Ineffective answers will be short and generic; the employer will to be able to tell what you can offer them, or why you are interested in their company over any others. A good answer to an introductory question will answer the exact question you were asked, but a great answer will answer all of the questions including the real one (why should we hire you?).

Question: Why have you chosen to apply to our company for our junior accounting position?

Bad answer: I have always been passionate about accounting and want to work in a large, famous company with a strong reputation like yours. I think I can learn a lot from this job.
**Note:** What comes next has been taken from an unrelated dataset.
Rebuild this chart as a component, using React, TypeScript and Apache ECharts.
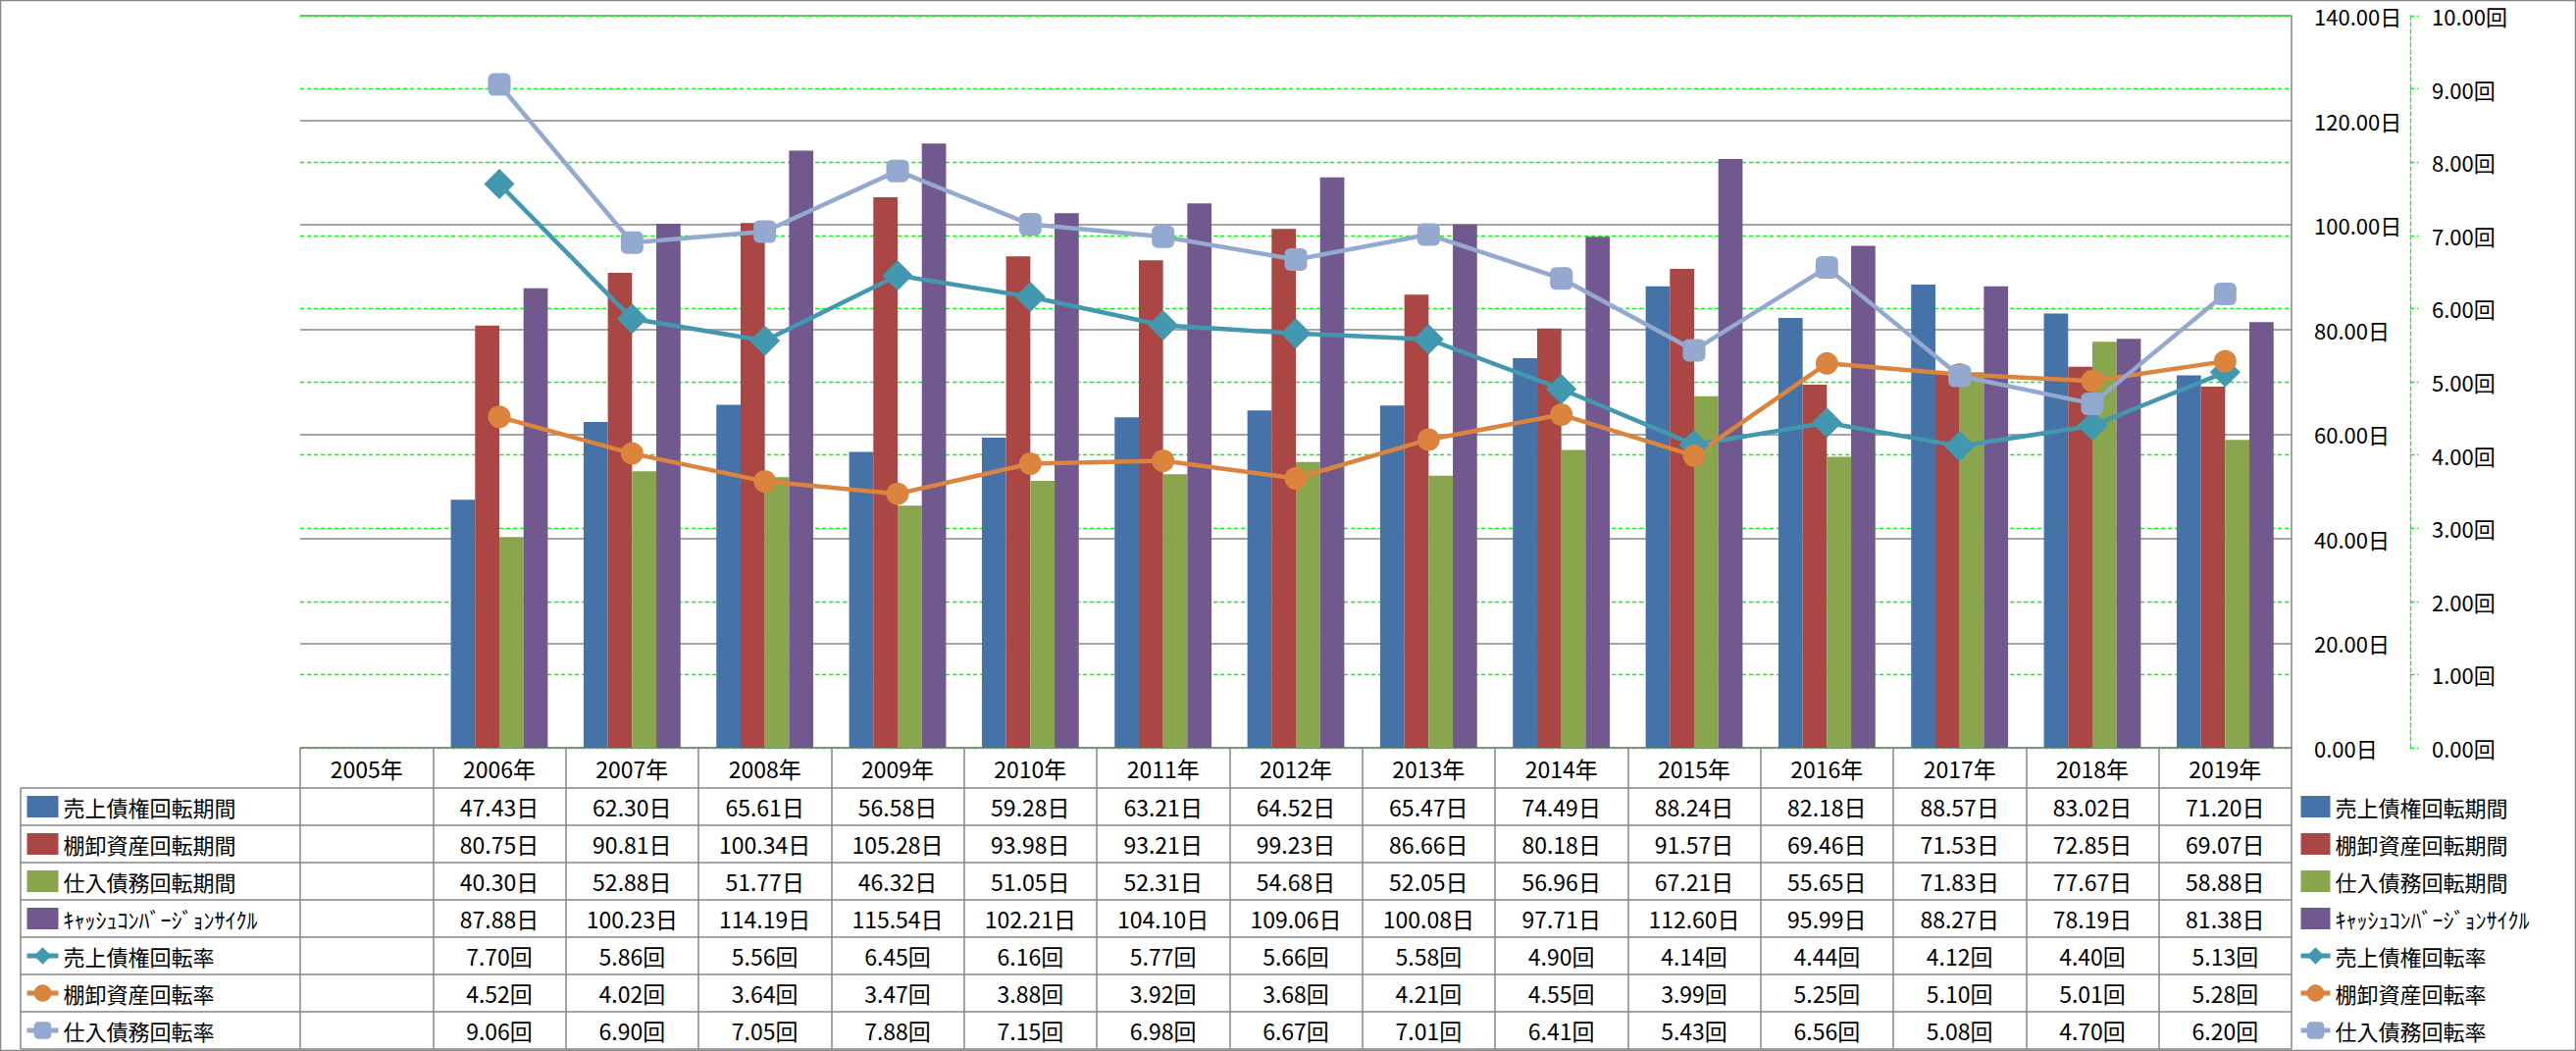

Good answer: Your job description mentions that I will be helping customers with their accounts payable needs, and their monthly and year-end budgeting. I am very interested in both of those and have experience from my classes and a small class project. I know that your company has a good reputation and I met one of your managers at an Accounting Night event on campus, and he mentioned that he really enjoys working there, so I think your company would be a great place for me to be.

Great answer: When I researched your organization, I found that not only am I qualified for the job because I have taken accounting courses in three of the four skill areas you need including budget forecasting, but also because I learned that your core values of integrity, growth mindset and excellent customer service match my own personality. For example, I am always learning new skills and recently completed some extra customer service training for my part-time hotel clerk job. I also remember speaking with one of your managers at the TRU Accounting Night last September, and she told me that your company is big but each team is small and close-knit, like a family, and that is very important to me as I am quite new to Kamloops. I am excited about the opportunity to work with your company.

In the last of the three sample answers, you can see the candidate is showing that they did their research and that they know and remember some very specific things about the company. They also highlighted some relevant knowledge and transferrable skills from their current work history. All of this helps paint a clear picture for the employer that says “yes, this person can do the job, and genuinely wants to work for our company.” Employers know you are probably applying to several other companies, and it is important that they believe that they are your preferred choice.

The great answer might seem a bit long; a good length for any interview question, including introductory questions, is one to two minutes per question. Much longer, and you might be rambling. Shorter than one minute and you definitely are not giving the employer enough information to make their decision. They might hire someone else who gave them more detail, even though you might be the most qualified for the position.